Short-Term Planning for Recovery and Survival
(This post was authored by Walt Moeling and Dustin Hall. A version of this post originally appeared in the August 2009 issue of the ABA’s Community Banker magazine.)
The grim economic prognoses we continue to hear about have an immediate impact in the bank board room. Boards must think about short-term planning for recovery and survival because virtually no bank is wholly immune from the current recession. Although the problems may have started with residential real estate in the Sunbelt, they have gone much beyond that now, impacting banks throughout the country.
As a director you must plan for both long-term and short-term. Long-term planning is tremendously important, and we hope to make it to the “long-term,” but short-term planning is critical today.
Short-term planning in this context deals with the reality of today’s marketplace. The focus is not on earnings or even stock value, two traditional focal points for planning. Instead, the focus is on capital management, liquidity, and asset quality.
Your short-term capital planning in the face of mounting losses cannot focus on today or yesterday; it must focus on tomorrow. You must ask: Where are we going? What will happen if housing prices drop for another two and a half years, as predicted by some? Can our borrowers sustain a more prolonged recession? If not, where will our capital be three, six, and nine months from now? In essence, you must stress test your bank to see how far it can go.

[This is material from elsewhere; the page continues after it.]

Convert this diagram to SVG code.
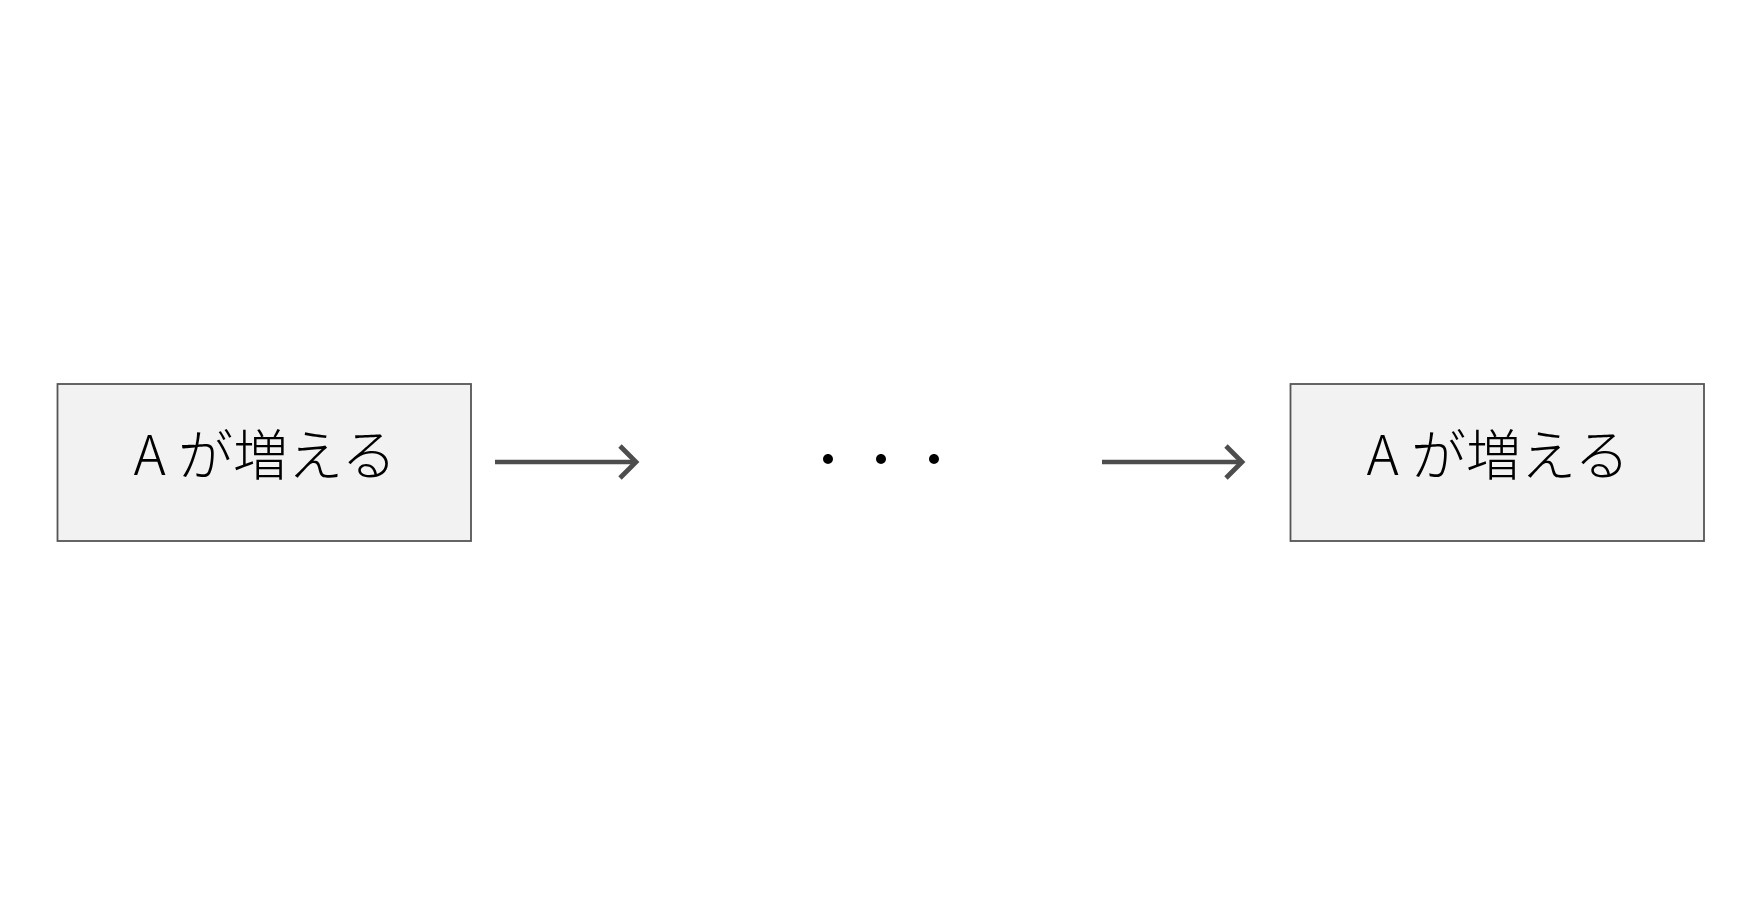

A real problem for directors is assuming that capital today is as readily available as it has been for the past 15 years, or that they can sell the bank if there is a real problem. Unfortunately, there is no public market, and virtually no private equity, for bank stock. Those sources are presently closed, shall we say, for repair. Instead, short-term capital is likely to be found only within the boardroom and from family and friends.